Founded in 1959 through the generosity and vision of diplomat and philanthropist Walter Annenberg, the Annenberg School for Communication at the University of Pennsylvania is devoted to furthering our understanding of the role of communication in public life through research, education, and service. With strengths in health communication, political communication, culture and communication, media institutions, digital media, and global communication, ASC is ranked as the top Communication school in the United States.

The Diplomatic Academy of Vienna (DA) offers post-graduate training for the varied challenges of an international career. The DA equips its students with the academic qualifications, language training, intercultural competences and management skills, which are essential and often decisive prerequisites for many international professions and a subsequent interesting career. Furthermore, the DA offers a Summer Course for German as a foreign language and Austrian Studies.  In addition to its study programmes, the DA organizes conferences and a great number of public lectures with well-known political, diplomatic, business and cultural figures. Publications of the DA (“Favorita Papers”) offer substantive contributions from academicians taken from selected conferences in the field of international relations.


The Austrian Marshall Plan Foundation was initiated with a financial allocation from the ERP Fund. The Foundation’s mission is to foster knowledge transfer between the USA and Austria. The Foundation benefits from and supports the cooperation between Austrian and American universities and academics. The activities of the foundation are carried out in the framework of: (Guest) professorships in the USA and Austria; Conferences, lectures and symposia in the USA and Austria; Post Graduate/Research Fellowships in the USA and Austria.

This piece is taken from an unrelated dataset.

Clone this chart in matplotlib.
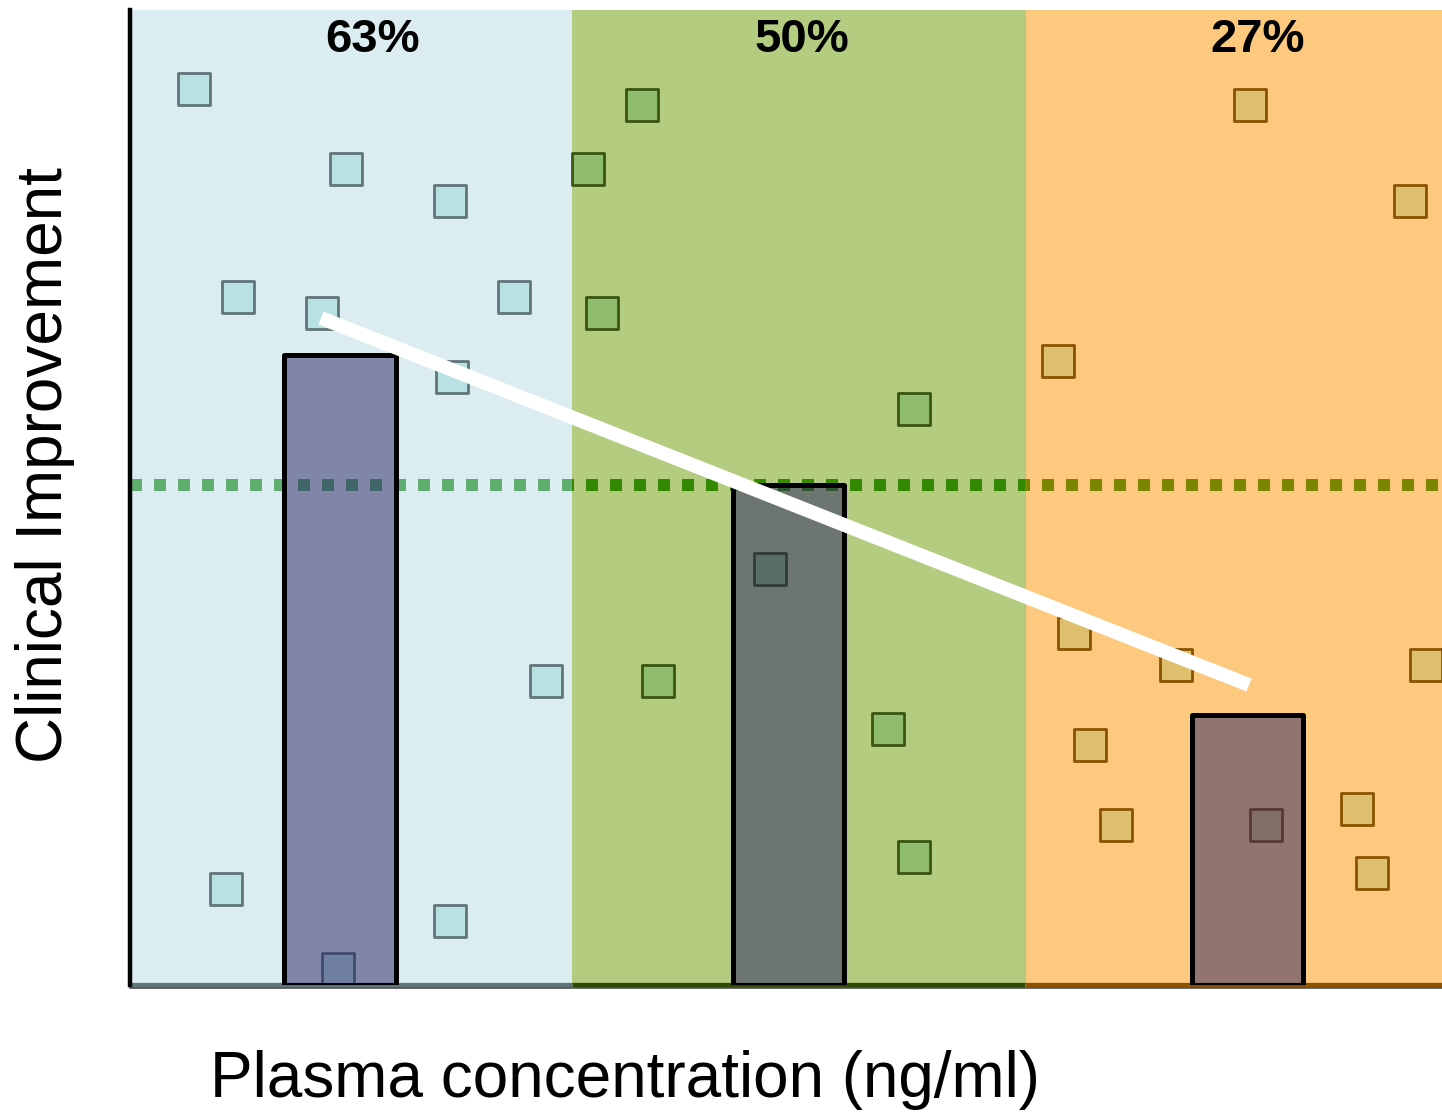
import numpy as np
import matplotlib.pyplot as plt
from matplotlib.patches import Rectangle
from matplotlib.colors import to_rgba

plt.rcParams['font.family'] = ['Liberation Sans', 'DejaVu Sans']

# concentration bands (x in arbitrary plasma units)
band_edges = [0, 44.2, 89.5, 131.2]
band_colors = ['#dbedf0', '#b3cc80', '#fdc97f']
band_lines = ['#5f7579', '#2f4a08', '#8a5200']
pct_labels = ['63%', '50%', '27%']
pct_x = [24.25, 67.2, 112.8]

# mean improvement per band
bar_x = [20.98, 65.83, 111.75]
bar_h = [63, 50, 27]
ref_level = 50

# individual patients
pts_blue_x = [6.4, 21.6, 32.0, 10.8, 19.2, 38.4, 32.2, 41.6, 9.6, 32.0, 20.8]
pts_blue_y = [89.6, 81.6, 78.4, 68.8, 67.2, 68.8, 60.8, 30.4, 9.6, 6.4, 1.6]
pts_green_x = [51.2, 45.8, 47.2, 78.4, 64.0, 52.8, 75.8, 78.4]
pts_green_y = [88.0, 81.6, 67.2, 57.6, 41.6, 30.4, 25.6, 12.8]
pts_orange_x = [112.0, 128.0, 92.8, 94.4, 104.6, 129.6, 96.0, 98.6, 113.6, 122.7, 124.2]
pts_orange_y = [88.0, 78.4, 62.4, 35.2, 32.0, 32.0, 24.0, 16.0, 16.0, 17.6, 11.2]

# trend
trend_x = [19.1, 111.9]
trend_y = [66.7, 30.0]

fig = plt.figure(figsize=(14.42, 11.16), dpi=100)
ax = fig.add_axes([130/1442, 1-985/1116, 1312/1442, 975/1116])
ax.set_xlim(band_edges[0], band_edges[-1])
ax.set_ylim(0, 97.5)

for i in range(3):
    ax.axvspan(band_edges[i], band_edges[i+1], color=band_colors[i], lw=0, zorder=0)
    ax.plot([band_edges[i], band_edges[i+1]], [0, 0], color=band_lines[i], lw=3.8,
             solid_capstyle='butt', clip_on=False, zorder=2)
ax.axvline(band_edges[2], color='#e6b35c', lw=0.8, zorder=1)

pts = [(pts_blue_x, pts_blue_y, '#b9e0e3', '#5f7578'),
       (pts_green_x, pts_green_y, '#8fbb6d', '#3b5510'),
       (pts_orange_x, pts_orange_y, '#dfbe6d', '#8a5300')]
for px, py, fc, ec in pts:
    ax.scatter(px, py, marker='s', s=500, facecolor=fc, edgecolor=ec, linewidths=2.0,
               clip_on=False, zorder=3)

# dotted reference line, tinted per band
dot_colors = ['#5eae70', '#338a00', '#7b8600']
for i in range(3):
    ln = ax.axhline(ref_level, color=dot_colors[i], lw=8.64, dashes=(1, 1),
                    dash_capstyle='butt', zorder=3)
    clip = Rectangle((band_edges[i], 0), band_edges[i+1]-band_edges[i], 100,
                     transform=ax.transData)
    ln.set_clip_path(clip)

ax.bar(bar_x, bar_h, width=11.15, facecolor=to_rgba('#262062', 0.5), edgecolor='black',
       linewidth=3.6, joinstyle='round', zorder=4)

ax.plot(trend_x, trend_y, color='white', lw=10, solid_capstyle='butt', zorder=5)

for x, s in zip(pct_x, pct_labels):
    ax.text(x, 94.5, s, fontsize=34, fontweight='bold', ha='center', va='center', zorder=6)

ax.set_xticks([])
ax.set_yticks([])
for side in ['top', 'right']:
    ax.spines[side].set_visible(False)
ax.spines['left'].set_linewidth(3.2)
ax.spines['left'].set_color('black')
ax.spines['left'].set_zorder(6)
ax.spines['bottom'].set_position(('outward', 2.5))
ax.spines['bottom'].set_linewidth(1.2)
ax.spines['bottom'].set_color('#555555')

fig.text(45/1442, 1-465/1116, 'Clinical Improvement', rotation=90, fontsize=46,
         ha='center', va='center')
fig.text(625/1442, 1-1080/1116, 'Plasma concentration (ng/ml)', fontsize=46,
         ha='center', va='center')

fig.savefig('out.png', dpi=100)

The Media, Inequality and Change Center (MIC) is a collaboration between the University of Pennsylvania’s Annenberg School and Rutgers University’s School of Communication and Information. The Center explores the intersections between media, democracy, technology, policy, and social justice. MIC produces engaged research and analysis while collaborating with community leaders to help support activist initiatives and policy interventions. The Center’s objective is to develop a local-to-national strategy that focuses on communication issues important to local communities and social movements in the region, while also addressing how these local issues intersect with national and international policy challenges.

Perry World House at the University of Pennsylvania (PWH) is a global policy research center that aims to advance interdisciplinary, policy-relevant research on the world’s most urgent global affairs challenges. At a time of increasing ideological division and the politicization of policymaking, PWH will draw on the wide range of expertise found across Penn’s 12 Schools, connecting Penn with policymakers, practitioners, and researchers from around the world to develop and advance innovative policy proposals. Housed at the new, state-of-the-art building at the center of Penn’s campus, PWH is uniquely positioned to convene world leaders, cutting-edge practitioners, and top intellectuals engaged on these vital topics. Our high-level workshops, conferences, engagements, and publications link Penn to the global policy community so that the best ideas have impact now when they are needed most.